Even at his best (and this novel has some of his best published stuff, lean and often daringly elliptical), Gissing never displays the tight-fisted narrative control possessed by so many of his writing contemporaries. He can get carried away. He can get sloppy. At one point he has whining, self-pitying Nancy pause from her busy day of woe-is-me-ing:
Fatigued into listlessness, she went to the lending-library, and chose a novel for an hour's amusement. It happened that this story was concerned with the fortunes of a young woman who, after many an affliction sore discovered with notable suddenness the path to fame, lucre, and the husband of her heart: she became at a bound a famous novelist. Nancy's cheek flushed with a splendid thought. Why should she not do likewise? At all events - why should she not earn a little money by writing stories? Number of women took to it; not a few succeeded. It was a pursuit that demanded no apprenticeship, that could be followed in the privacy of home, a pursuit wherein her education would be of service. With imagination already fired by the optimistic author, she began to walk about the room and devise romantic incidents. A love story, of course - and why not one very like her own? The characters were ready to her hands. She would begin this very evening.

Gissing has her reflect that this story-writing could be done from the comfort of home - and then, clearly, in Gissing's mind she is home. She begins to pace and immediately tells her house-mate that she's got a wonderful new idea for self-employment; both she and Gissing have forgotten that she's supposed to be in a lending-library. When reading Gissing, this is the price you pay for his impetuous, often scathing vision.

And in In the Year of the Jubilee, the reader also gets all those lyrical bits! They continue to crop up right to the end of the book, Gissing simply expanding on whatever reflection his own writing has prompted in him. As is perhaps fitting in a novel whose title is a prepositional phrase, the scene-setting in these pages is quite often the most memorable part of the book:
It was one of those cold, dry, clouded evenings of autumn, when London streets affect the imagination with a peculiar suggestiveness.

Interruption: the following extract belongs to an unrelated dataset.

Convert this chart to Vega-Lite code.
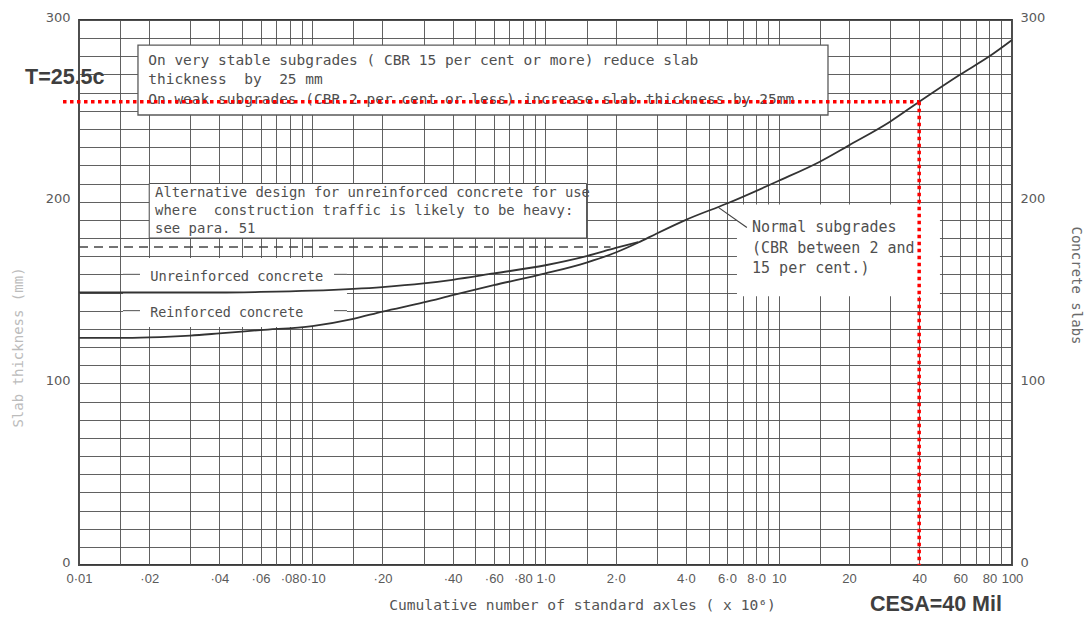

New-lit lamps, sickly yellow under the dying day, stretch in immense vistas, unobscured by fog, but exhibit no detail of the track they will presently illumine; one by one the shop-fronts grow radiant on deepening gloom, and show in silhouette the figures numberless that are hurrying past. By accentuating a pause between the life of daytime and that which will begin after dark, this grey hour excites to an unwonted perception of the city's vastness and of its multifarious labour; melancholy, yet not dismal, the brooding twilight seems to betoken Nature's compassion for myriad mortals exiled form her beauty and her solace.

Readers new to Gissing shouldn't start here. He didn't write enough truly first-rate stuff to justify starting anywhere except with his first-rate stuff - so off to The Odd Women you all go, and lucky you are, too! But for those few of you who take a liking to this author's peculiar ways and means, In the Year of the Jubilee will bring an hour of great delight - and maybe a little insight into an age eerily like our own.